- [YOUR GOAL]
Without the pictures, repeat the listing character for character.

- [SOURCE DATA]
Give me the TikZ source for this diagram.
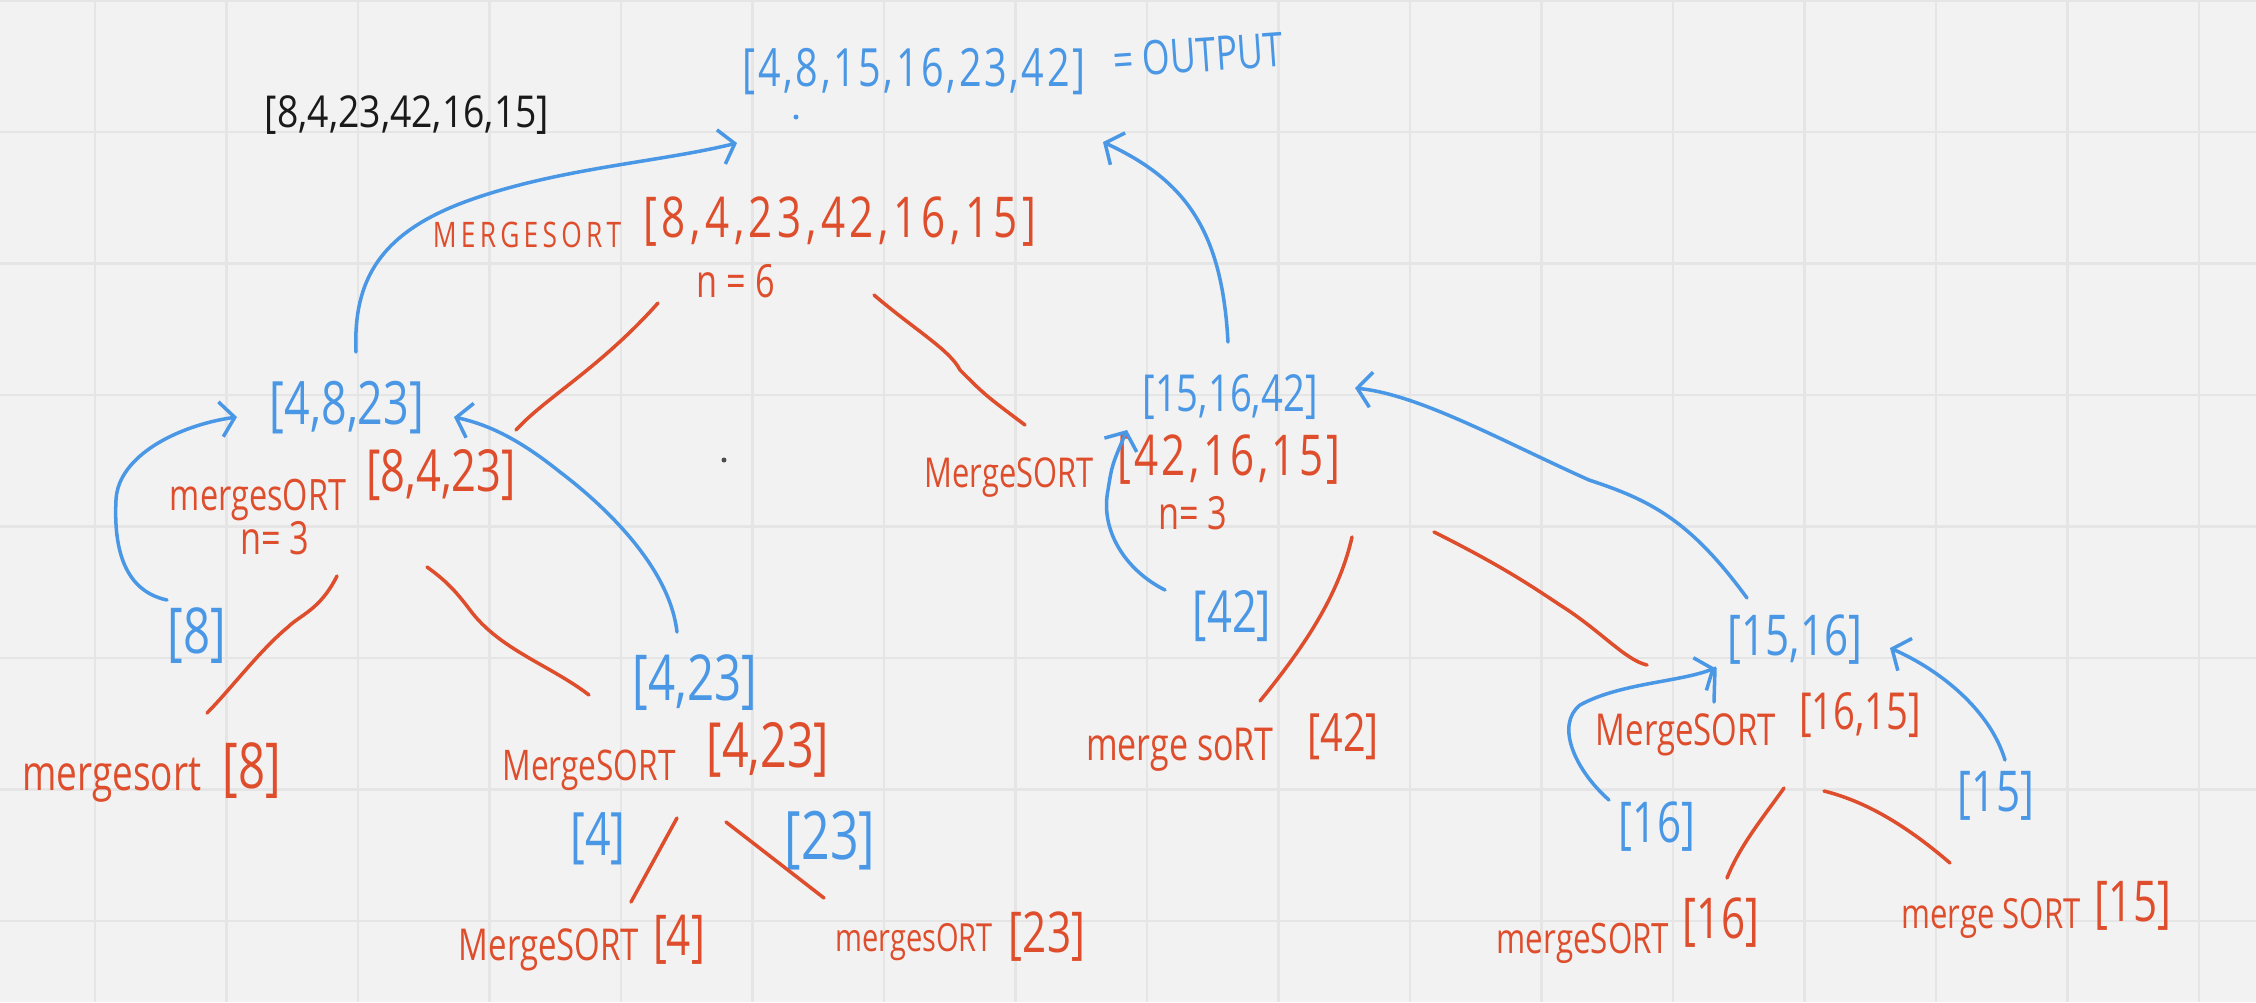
\documentclass[tikz,border=0pt]{standalone}
\usepackage{fontspec}
\usetikzlibrary{arrows.meta}
\newfontfamily\hand[FakeStretch=0.75]{Open Sans}
\newfontfamily\typed[FakeStretch=0.85]{Open Sans}
\definecolor{bgc}{RGB}{242,242,242}
\definecolor{gridc}{RGB}{229,229,229}
\definecolor{penblue}{RGB}{74,152,229}
\definecolor{penred}{RGB}{222,78,44}
\definecolor{ink}{RGB}{26,26,26}
\tikzset{
 hs/.style={font=\hand\fontsize{#1}{#1}\selectfont, inner sep=0pt},
 hsl/.style 2 args={font=\hand\fontsize{#1}{#1}\selectfont\addfontfeature{LetterSpace=#2}, inner sep=0pt},
 bt/.style={text=penblue, hs=#1},
 rt/.style={text=penred, hs=#1},
 rl/.style={draw=penred, line width=1pt, line cap=round, line join=round},
 bl/.style={draw=penblue, line width=1pt, line cap=round, line join=round},
 ba/.style={bl, -{Straight Barb[length=4pt,width=10pt]}},
 gridln/.style={draw=gridc, line width=0.8pt},
}
\begin{document}
\begin{tikzpicture}[x=0.01cm,y=-0.01cm]
\fill[bgc] (0,0) rectangle (2256,1002);
\useasboundingbox (0,0) rectangle (2256,1002);
\foreach \k in {0,...,16} \draw[gridln] ({95+131.5*\k},0) -- ({95+131.5*\k},1002);
\foreach \k in {0,...,7} \draw[gridln] (0,{0.5+131.5*\k}) -- (2256,{0.5+131.5*\k});

% texts
\node[text=ink, font=\typed\fontsize{12.5}{12.5}\selectfont, inner sep=0pt] (input) at (407,115) {[8,4,23,42,16,15]};
\node[text=penblue, hsl={15}{5}] (out) at (914,72) {[4,8,15,16,23,42]};
\node[bt=13.5, rotate=4] (outlbl) at (1198,55) {= OUTPUT};
\node[text=penred, hsl={10}{12}] (ms0) at (527,235) {MERGESORT};
\node[text=penred, hsl={16}{8}] (ms0a) at (840,222) {[8,4,23,42,16,15]};
\node[rt=13] (n6) at (736,281) {n = 6};
\node[bt=17] (r1) at (347,408) {[4,8,23]};
\node[bt=14.5] (r2) at (1230,397) {[15,16,42]};
\node[rt=12.3] (msL) at (258,500) {mergesORT};
\node[rt=13] (nL) at (275,538) {n= 3};
\node[rt=16.5] (msLa) at (441,475) {[8,4,23]};
\node[bt=18] (v8) at (197,636) {[8]};
\node[bt=18] (v423) at (695,683) {[4,23]};
\node[rt=14] (ms8) at (112,780) {mergesort};
\node[rt=18] (ms8a) at (252,771) {[8]};
\node[rt=12] (ms423) at (589,770) {MergeSORT};
\node[rt=17.7] (ms423a) at (768,750) {[4,23]};
\node[bt=17] (v4) at (598,839) {[4]};
\node[bt=19] (v23) at (830,841) {[23]};
\node[rt=12.5] (ms4) at (549,950) {MergeSORT};
\node[rt=16] (ms4a) at (679,940) {[4]};
\node[rt=11] (ms23) at (914,942) {mergesORT};
\node[rt=16] (ms23a) at (1047,937) {[23]};
\node[rt=11.7] (msR) at (1009,478) {MergeSORT};
\node[text=penred, hsl={16}{6}] (msRa) at (1229,460) {[42,16,15]};
\node[rt=13] (nR) at (1193,513) {n= 3};
\node[bt=16.5] (v42) at (1232,616) {[42]};
\node[rt=12.9] (ms42) at (1180,750) {merge soRT};
\node[rt=15] (ms42a) at (1343,737) {[42]};
\node[bt=16] (v1516) at (1795,640) {[15,16]};
\node[rt=12.5] (ms1615) at (1686,735) {MergeSORT};
\node[rt=14.5] (ms1615a) at (1860,715) {[16,15]};
\node[bt=16] (v16) at (1657,827) {[16]};
\node[bt=16] (v15) at (1996,796) {[15]};
\node[rt=11.9] (ms16) at (1583,943) {mergeSORT};
\node[rt=16] (ms16a) at (1721,923) {[16]};
\node[rt=11.8] (ms15) at (1991,918) {merge SORT};
\node[rt=16] (ms15a) at (2133,906) {[15]};

% stray dots
\fill[penblue] (796,117) circle[radius=2.5];
\fill[black!70] (724,460) circle[radius=2.5];

% connector end points
\coordinate (a1) at (658,303); \coordinate (a2) at (516,430);
\coordinate (c1) at (874,295); \coordinate (c2) at (1025,425);
\coordinate (d1) at (337,576); \coordinate (d2) at (207,713);
\coordinate (e1) at (427,567); \coordinate (e2) at (589,695);
\coordinate (f1) at (677,818); \coordinate (f2) at (631,902);
\coordinate (g1) at (726,822); \coordinate (g2) at (824,898);
\coordinate (h1) at (1352,537); \coordinate (h2) at (1260,701);
\coordinate (i1) at (1434,532); \coordinate (i2) at (1647,665);
\coordinate (j1) at (1784,788); \coordinate (j2) at (1727,878);
\coordinate (k1) at (1824,791); \coordinate (k2) at (1950,863);

% red split lines
\draw[rl] (a1) .. controls (600,368) and (545,398) .. (a2);
\draw[rl] (c1) .. controls (915,330) and (950,350) .. (960,370) .. controls (985,395) .. (c2);
\draw[rl] (d1) .. controls (320,610) and (300,615) .. (288,627) .. controls (260,650) and (230,690) .. (d2);
\draw[rl] (e1) .. controls (445,580) and (455,590) .. (470,610) .. controls (500,650) and (550,665) .. (e2);
\draw[rl] (f1) -- (f2);
\draw[rl] (g1) -- (g2);
\draw[rl] (h1) .. controls (1340,590) and (1310,640) .. (h2);
\draw[rl] (i1) .. controls (1500,565) and (1530,585) .. (1560,605) .. controls (1600,630) and (1625,660) .. (i2);
\draw[rl] (j1) .. controls (1765,815) and (1740,845) .. (j2);
\draw[rl] (k1) .. controls (1860,800) and (1900,820) .. (k2);

% blue merge arrows
\coordinate (b1s) at (356,352); \coordinate (b1e) at (737,143);
\draw[ba] (b1s) .. controls (353,280) and (380,232) .. (470,200) .. controls (560,168) and (660,162) .. (b1e);
\coordinate (b2s) at (1228,342); \coordinate (b2e) at (1103,142);
\draw[ba] (b2s) .. controls (1222,230) and (1185,180) .. (b2e);
\coordinate (b3s) at (167,600); \coordinate (b3e) at (237,417);
\draw[ba] (b3s) .. controls (120,590) and (114,540) .. (116,500) .. controls (118,455) and (180,425) .. (b3e);
\coordinate (b4s) at (677,632); \coordinate (b4e) at (454,417);
\draw[ba] (b4s) .. controls (670,570) and (610,510) .. (560,472) .. controls (520,440) and (490,425) .. (b4e);
\coordinate (b5s) at (1165,590); \coordinate (b5e) at (1127,430);
\draw[ba] (b5s) .. controls (1125,570) and (1100,530) .. (1108,490) .. controls (1112,465) .. (b5e);
\coordinate (b6s) at (1747,598); \coordinate (b6e) at (1355,388);
\draw[ba] (b6s) .. controls (1690,520) and (1650,500) .. (1589,480) .. controls (1500,440) and (1420,395) .. (b6e);
\coordinate (b7s) at (1609,800); \coordinate (b7e) at (1715,668);
\draw[ba] (b7s) .. controls (1575,770) and (1555,725) .. (1580,705) .. controls (1620,683) and (1680,682) .. (b7e);
\coordinate (b7t) at (1714,702);
\draw[bl] (b7t) -- (b7e);
\coordinate (b8s) at (2005,760); \coordinate (b8e) at (1890,648);
\draw[ba] (b8s) .. controls (1990,710) and (1940,670) .. (b8e);
\end{tikzpicture}
\end{document}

- [FINAL RESULT]
Give me the TikZ source for this diagram.
\documentclass[tikz,border=0pt]{standalone}
\usepackage{fontspec}
\usetikzlibrary{arrows.meta}
\newfontfamily\hand[FakeStretch=0.75]{Open Sans}
\newfontfamily\typed[FakeStretch=0.85]{Open Sans}
\definecolor{bgc}{RGB}{242,242,242}
\definecolor{gridc}{RGB}{229,229,229}
\definecolor{penblue}{RGB}{74,152,229}
\definecolor{penred}{RGB}{222,78,44}
\definecolor{ink}{RGB}{26,26,26}
\tikzset{
 hs/.style={font=\hand\fontsize{#1}{#1}\selectfont, inner sep=0pt},
 hsl/.style 2 args={font=\hand\fontsize{#1}{#1}\selectfont\addfontfeature{LetterSpace=#2}, inner sep=0pt},
 bt/.style={text=penblue, hs=#1},
 rt/.style={text=penred, hs=#1},
 rl/.style={draw=penred, line width=1pt, line cap=round, line join=round},
 bl/.style={draw=penblue, line width=1pt, line cap=round, line join=round},
 ba/.style={bl, -{Straight Barb[length=4pt,width=10pt]}},
 gridln/.style={draw=gridc, line width=0.8pt},
}
\begin{document}
\begin{tikzpicture}[x=0.01cm,y=-0.01cm]
\fill[bgc] (0,0) rectangle (2256,1002);
\useasboundingbox (0,0) rectangle (2256,1002);
\foreach \k in {0,...,16} \draw[gridln] ({95+131.5*\k},0) -- ({95+131.5*\k},1002);
\foreach \k in {0,...,7} \draw[gridln] (0,{0.5+131.5*\k}) -- (2256,{0.5+131.5*\k});

% texts
\node[text=ink, font=\typed\fontsize{12.5}{12.5}\selectfont, inner sep=0pt] (input) at (407,115) {[8,4,23,42,16,15]};
\node[text=penblue, hsl={15}{5}] (out) at (914,72) {[4,8,15,16,23,42]};
\node[bt=13.5, rotate=4] (outlbl) at (1198,55) {= OUTPUT};
\node[text=penred, hsl={10}{12}] (ms0) at (527,235) {MERGESORT};
\node[text=penred, hsl={16}{8}] (ms0a) at (840,222) {[8,4,23,42,16,15]};
\node[rt=13] (n6) at (736,281) {n = 6};
\node[bt=17] (r1) at (347,408) {[4,8,23]};
\node[bt=14.5] (r2) at (1230,397) {[15,16,42]};
\node[rt=12.3] (msL) at (258,500) {mergesORT};
\node[rt=13] (nL) at (275,538) {n= 3};
\node[rt=16.5] (msLa) at (441,475) {[8,4,23]};
\node[bt=18] (v8) at (197,636) {[8]};
\node[bt=18] (v423) at (695,683) {[4,23]};
\node[rt=14] (ms8) at (112,780) {mergesort};
\node[rt=18] (ms8a) at (252,771) {[8]};
\node[rt=12] (ms423) at (589,770) {MergeSORT};
\node[rt=17.7] (ms423a) at (768,750) {[4,23]};
\node[bt=17] (v4) at (598,839) {[4]};
\node[bt=19] (v23) at (830,841) {[23]};
\node[rt=12.5] (ms4) at (549,950) {MergeSORT};
\node[rt=16] (ms4a) at (679,940) {[4]};
\node[rt=11] (ms23) at (914,942) {mergesORT};
\node[rt=16] (ms23a) at (1047,937) {[23]};
\node[rt=11.7] (msR) at (1009,478) {MergeSORT};
\node[text=penred, hsl={16}{6}] (msRa) at (1229,460) {[42,16,15]};
\node[rt=13] (nR) at (1193,513) {n= 3};
\node[bt=16.5] (v42) at (1232,616) {[42]};
\node[rt=12.9] (ms42) at (1180,750) {merge soRT};
\node[rt=15] (ms42a) at (1343,737) {[42]};
\node[bt=16] (v1516) at (1795,640) {[15,16]};
\node[rt=12.5] (ms1615) at (1686,735) {MergeSORT};
\node[rt=14.5] (ms1615a) at (1860,715) {[16,15]};
\node[bt=16] (v16) at (1657,827) {[16]};
\node[bt=16] (v15) at (1996,796) {[15]};
\node[rt=11.9] (ms16) at (1583,943) {mergeSORT};
\node[rt=16] (ms16a) at (1721,923) {[16]};
\node[rt=11.8] (ms15) at (1991,918) {merge SORT};
\node[rt=16] (ms15a) at (2133,906) {[15]};

% stray dots
\fill[penblue] (796,117) circle[radius=2.5];
\fill[black!70] (724,460) circle[radius=2.5];

% connector end points
\coordinate (a1) at (658,303); \coordinate (a2) at (516,430);
\coordinate (c1) at (874,295); \coordinate (c2) at (1025,425);
\coordinate (d1) at (337,576); \coordinate (d2) at (207,713);
\coordinate (e1) at (427,567); \coordinate (e2) at (589,695);
\coordinate (f1) at (677,818); \coordinate (f2) at (631,902);
\coordinate (g1) at (726,822); \coordinate (g2) at (824,898);
\coordinate (h1) at (1352,537); \coordinate (h2) at (1260,701);
\coordinate (i1) at (1434,532); \coordinate (i2) at (1647,665);
\coordinate (j1) at (1784,788); \coordinate (j2) at (1727,878);
\coordinate (k1) at (1824,791); \coordinate (k2) at (1950,863);

% red split lines
\draw[rl] (a1) .. controls (600,368) and (545,398) .. (a2);
\draw[rl] (c1) .. controls (915,330) and (950,350) .. (960,370) .. controls (985,395) .. (c2);
\draw[rl] (d1) .. controls (320,610) and (300,615) .. (288,627) .. controls (260,650) and (230,690) .. (d2);
\draw[rl] (e1) .. controls (445,580) and (455,590) .. (470,610) .. controls (500,650) and (550,665) .. (e2);
\draw[rl] (f1) -- (f2);
\draw[rl] (g1) -- (g2);
\draw[rl] (h1) .. controls (1340,590) and (1310,640) .. (h2);
\draw[rl] (i1) .. controls (1500,565) and (1530,585) .. (1560,605) .. controls (1600,630) and (1625,660) .. (i2);
\draw[rl] (j1) .. controls (1765,815) and (1740,845) .. (j2);
\draw[rl] (k1) .. controls (1860,800) and (1900,820) .. (k2);

% blue merge arrows
\coordinate (b1s) at (356,352); \coordinate (b1e) at (737,143);
\draw[ba] (b1s) .. controls (353,280) and (380,232) .. (470,200) .. controls (560,168) and (660,162) .. (b1e);
\coordinate (b2s) at (1228,342); \coordinate (b2e) at (1103,142);
\draw[ba] (b2s) .. controls (1222,230) and (1185,180) .. (b2e);
\coordinate (b3s) at (167,600); \coordinate (b3e) at (237,417);
\draw[ba] (b3s) .. controls (120,590) and (114,540) .. (116,500) .. controls (118,455) and (180,425) .. (b3e);
\coordinate (b4s) at (677,632); \coordinate (b4e) at (454,417);
\draw[ba] (b4s) .. controls (670,570) and (610,510) .. (560,472) .. controls (520,440) and (490,425) .. (b4e);
\coordinate (b5s) at (1165,590); \coordinate (b5e) at (1127,430);
\draw[ba] (b5s) .. controls (1125,570) and (1100,530) .. (1108,490) .. controls (1112,465) .. (b5e);
\coordinate (b6s) at (1747,598); \coordinate (b6e) at (1355,388);
\draw[ba] (b6s) .. controls (1690,520) and (1650,500) .. (1589,480) .. controls (1500,440) and (1420,395) .. (b6e);
\coordinate (b7s) at (1609,800); \coordinate (b7e) at (1715,668);
\draw[ba] (b7s) .. controls (1575,770) and (1555,725) .. (1580,705) .. controls (1620,683) and (1680,682) .. (b7e);
\coordinate (b7t) at (1714,702);
\draw[bl] (b7t) -- (b7e);
\coordinate (b8s) at (2005,760); \coordinate (b8e) at (1890,648);
\draw[ba] (b8s) .. controls (1990,710) and (1940,670) .. (b8e);
\end{tikzpicture}
\end{document}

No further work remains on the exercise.